Data entries
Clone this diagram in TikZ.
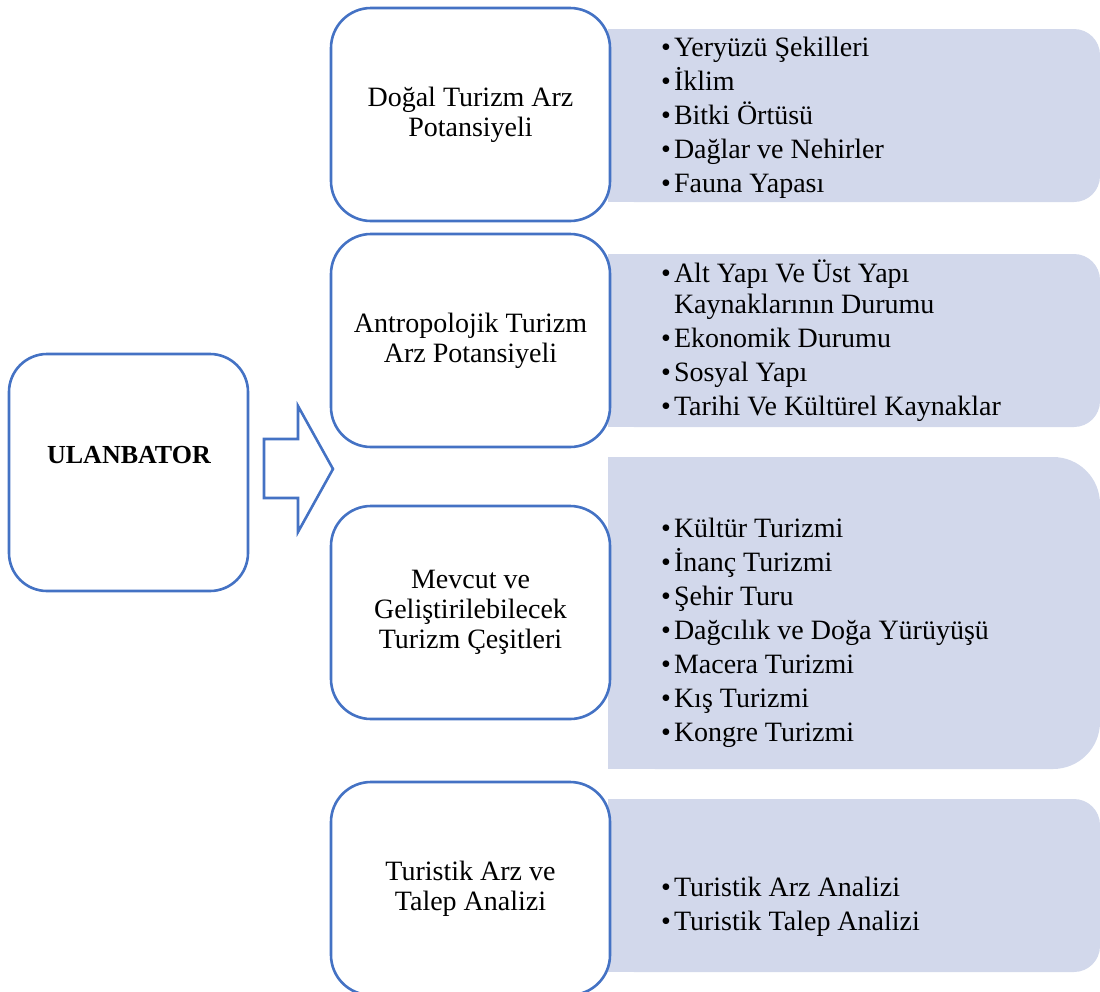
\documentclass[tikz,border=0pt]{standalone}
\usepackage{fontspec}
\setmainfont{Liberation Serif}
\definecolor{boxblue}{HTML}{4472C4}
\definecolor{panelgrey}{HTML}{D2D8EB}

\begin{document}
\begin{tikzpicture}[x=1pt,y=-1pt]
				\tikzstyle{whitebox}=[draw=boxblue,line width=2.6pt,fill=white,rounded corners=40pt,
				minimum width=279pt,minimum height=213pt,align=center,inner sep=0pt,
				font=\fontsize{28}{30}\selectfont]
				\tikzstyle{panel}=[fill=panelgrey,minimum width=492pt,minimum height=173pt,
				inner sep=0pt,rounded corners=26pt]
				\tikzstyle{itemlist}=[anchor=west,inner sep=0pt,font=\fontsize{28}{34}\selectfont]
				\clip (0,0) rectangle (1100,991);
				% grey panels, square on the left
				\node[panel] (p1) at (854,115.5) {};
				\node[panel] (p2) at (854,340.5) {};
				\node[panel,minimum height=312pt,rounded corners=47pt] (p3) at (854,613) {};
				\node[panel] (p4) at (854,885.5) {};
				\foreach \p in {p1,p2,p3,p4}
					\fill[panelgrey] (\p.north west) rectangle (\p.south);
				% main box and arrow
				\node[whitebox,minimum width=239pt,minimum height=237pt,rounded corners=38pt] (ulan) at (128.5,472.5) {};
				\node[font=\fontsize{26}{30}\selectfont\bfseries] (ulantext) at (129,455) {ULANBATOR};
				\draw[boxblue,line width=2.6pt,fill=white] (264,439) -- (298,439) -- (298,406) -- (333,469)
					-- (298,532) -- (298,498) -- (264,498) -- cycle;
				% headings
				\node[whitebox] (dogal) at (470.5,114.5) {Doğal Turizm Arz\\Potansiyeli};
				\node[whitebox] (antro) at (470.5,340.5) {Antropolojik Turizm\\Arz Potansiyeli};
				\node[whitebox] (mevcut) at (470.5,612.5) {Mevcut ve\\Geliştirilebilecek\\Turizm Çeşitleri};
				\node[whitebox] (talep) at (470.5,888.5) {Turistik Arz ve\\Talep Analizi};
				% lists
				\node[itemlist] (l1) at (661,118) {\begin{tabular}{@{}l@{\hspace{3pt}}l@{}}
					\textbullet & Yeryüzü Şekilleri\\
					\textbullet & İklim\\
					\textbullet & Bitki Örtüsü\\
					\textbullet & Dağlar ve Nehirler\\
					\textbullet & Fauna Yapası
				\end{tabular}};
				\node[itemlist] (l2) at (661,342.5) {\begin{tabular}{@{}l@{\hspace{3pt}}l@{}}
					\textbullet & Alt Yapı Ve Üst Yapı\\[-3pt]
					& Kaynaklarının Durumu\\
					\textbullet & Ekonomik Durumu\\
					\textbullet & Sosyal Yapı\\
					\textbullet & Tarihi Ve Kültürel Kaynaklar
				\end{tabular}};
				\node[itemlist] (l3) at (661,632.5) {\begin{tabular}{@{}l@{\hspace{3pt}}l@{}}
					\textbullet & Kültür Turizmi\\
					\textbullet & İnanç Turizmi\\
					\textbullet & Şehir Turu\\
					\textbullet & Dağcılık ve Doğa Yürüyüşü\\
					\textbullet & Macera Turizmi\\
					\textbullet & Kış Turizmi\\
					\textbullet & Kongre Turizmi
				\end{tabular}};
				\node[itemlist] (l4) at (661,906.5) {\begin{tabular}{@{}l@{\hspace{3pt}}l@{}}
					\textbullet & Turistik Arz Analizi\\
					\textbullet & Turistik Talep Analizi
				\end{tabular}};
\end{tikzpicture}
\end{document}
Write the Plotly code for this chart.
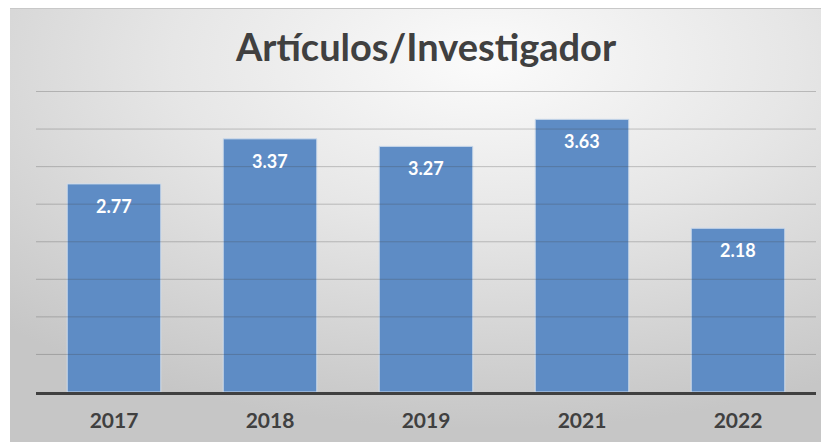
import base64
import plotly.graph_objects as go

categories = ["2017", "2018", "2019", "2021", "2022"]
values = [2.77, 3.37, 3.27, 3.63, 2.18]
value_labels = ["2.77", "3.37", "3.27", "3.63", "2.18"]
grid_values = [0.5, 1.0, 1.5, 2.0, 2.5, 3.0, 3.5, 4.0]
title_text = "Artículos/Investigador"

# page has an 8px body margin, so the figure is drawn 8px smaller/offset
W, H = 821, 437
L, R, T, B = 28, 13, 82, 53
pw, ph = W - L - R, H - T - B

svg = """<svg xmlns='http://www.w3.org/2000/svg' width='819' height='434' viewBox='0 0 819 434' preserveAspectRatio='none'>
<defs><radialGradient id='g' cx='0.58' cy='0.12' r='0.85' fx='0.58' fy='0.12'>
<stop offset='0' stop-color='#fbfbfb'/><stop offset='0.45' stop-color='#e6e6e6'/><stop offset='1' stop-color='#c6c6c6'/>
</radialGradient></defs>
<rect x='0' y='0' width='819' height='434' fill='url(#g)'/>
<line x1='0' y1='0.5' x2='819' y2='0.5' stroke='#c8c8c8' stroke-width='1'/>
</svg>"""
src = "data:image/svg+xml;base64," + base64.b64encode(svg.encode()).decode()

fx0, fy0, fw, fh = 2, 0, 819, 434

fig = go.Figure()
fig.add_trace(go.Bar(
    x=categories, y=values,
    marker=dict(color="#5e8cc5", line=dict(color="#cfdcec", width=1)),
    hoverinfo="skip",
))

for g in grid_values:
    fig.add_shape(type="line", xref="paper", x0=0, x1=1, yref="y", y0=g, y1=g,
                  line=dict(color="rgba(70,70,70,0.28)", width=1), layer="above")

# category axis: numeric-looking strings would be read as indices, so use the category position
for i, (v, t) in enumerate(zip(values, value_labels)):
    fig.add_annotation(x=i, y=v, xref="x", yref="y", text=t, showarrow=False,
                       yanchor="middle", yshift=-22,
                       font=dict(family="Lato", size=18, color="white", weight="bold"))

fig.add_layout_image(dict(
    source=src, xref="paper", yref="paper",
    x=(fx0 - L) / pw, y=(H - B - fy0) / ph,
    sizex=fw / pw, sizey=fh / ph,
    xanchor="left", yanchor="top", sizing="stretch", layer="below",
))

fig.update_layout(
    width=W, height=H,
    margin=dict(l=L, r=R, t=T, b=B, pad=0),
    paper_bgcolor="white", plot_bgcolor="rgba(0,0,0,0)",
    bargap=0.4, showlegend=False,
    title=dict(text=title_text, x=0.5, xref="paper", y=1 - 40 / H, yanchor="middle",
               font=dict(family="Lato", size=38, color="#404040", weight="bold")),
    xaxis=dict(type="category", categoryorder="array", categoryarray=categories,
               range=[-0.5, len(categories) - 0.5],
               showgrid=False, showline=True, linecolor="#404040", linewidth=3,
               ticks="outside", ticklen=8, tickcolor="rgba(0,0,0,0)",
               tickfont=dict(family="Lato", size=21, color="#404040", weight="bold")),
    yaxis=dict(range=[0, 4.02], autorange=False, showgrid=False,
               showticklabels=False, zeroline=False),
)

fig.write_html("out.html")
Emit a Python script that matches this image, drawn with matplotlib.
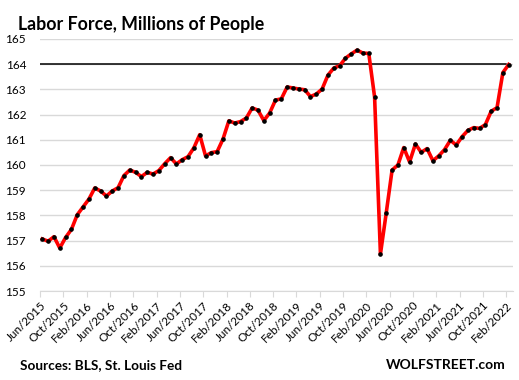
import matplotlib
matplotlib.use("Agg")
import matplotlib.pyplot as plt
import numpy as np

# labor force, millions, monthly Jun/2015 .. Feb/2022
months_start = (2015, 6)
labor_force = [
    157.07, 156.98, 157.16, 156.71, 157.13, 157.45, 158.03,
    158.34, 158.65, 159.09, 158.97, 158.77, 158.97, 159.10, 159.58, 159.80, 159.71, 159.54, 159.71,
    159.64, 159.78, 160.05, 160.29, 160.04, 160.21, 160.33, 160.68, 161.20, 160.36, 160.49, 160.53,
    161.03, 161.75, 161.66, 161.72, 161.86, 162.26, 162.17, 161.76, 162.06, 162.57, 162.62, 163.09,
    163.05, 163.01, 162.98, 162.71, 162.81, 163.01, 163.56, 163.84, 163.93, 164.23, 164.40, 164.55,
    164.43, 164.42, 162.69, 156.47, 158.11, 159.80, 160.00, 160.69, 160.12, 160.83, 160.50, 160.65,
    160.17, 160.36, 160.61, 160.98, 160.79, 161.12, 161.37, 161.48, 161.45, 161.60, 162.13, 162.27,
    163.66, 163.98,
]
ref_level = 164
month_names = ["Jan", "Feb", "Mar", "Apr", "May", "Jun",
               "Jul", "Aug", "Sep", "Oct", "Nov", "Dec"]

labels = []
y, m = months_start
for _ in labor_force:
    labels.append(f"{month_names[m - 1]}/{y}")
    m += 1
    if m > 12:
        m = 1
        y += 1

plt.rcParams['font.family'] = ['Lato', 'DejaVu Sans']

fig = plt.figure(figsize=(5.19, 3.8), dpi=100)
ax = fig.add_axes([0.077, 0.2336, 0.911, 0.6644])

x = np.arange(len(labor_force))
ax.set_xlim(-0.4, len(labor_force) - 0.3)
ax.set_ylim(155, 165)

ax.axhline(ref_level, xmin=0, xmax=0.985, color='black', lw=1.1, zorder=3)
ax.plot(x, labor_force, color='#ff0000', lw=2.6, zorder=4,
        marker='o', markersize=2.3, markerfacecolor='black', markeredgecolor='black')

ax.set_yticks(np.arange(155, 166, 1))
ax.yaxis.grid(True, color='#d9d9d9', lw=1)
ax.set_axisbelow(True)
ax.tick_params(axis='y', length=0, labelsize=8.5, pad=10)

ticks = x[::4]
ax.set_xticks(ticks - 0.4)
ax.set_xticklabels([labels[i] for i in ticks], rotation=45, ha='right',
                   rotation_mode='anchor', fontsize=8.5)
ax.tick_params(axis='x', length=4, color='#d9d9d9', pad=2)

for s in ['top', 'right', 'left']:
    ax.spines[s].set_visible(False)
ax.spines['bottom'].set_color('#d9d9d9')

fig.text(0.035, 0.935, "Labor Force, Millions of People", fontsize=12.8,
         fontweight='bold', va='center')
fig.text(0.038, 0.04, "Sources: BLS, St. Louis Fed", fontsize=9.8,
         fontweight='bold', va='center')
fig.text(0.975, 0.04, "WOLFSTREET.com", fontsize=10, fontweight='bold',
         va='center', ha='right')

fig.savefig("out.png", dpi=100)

## [WORK REQUIRED]
In the records above, locate each line with the word "this". Copy all such lines.

## [EXPECTED OUTPUT]
Clone this diagram in TikZ.
Write the Plotly code for this chart.
Emit a Python script that matches this image, drawn with matplotlib.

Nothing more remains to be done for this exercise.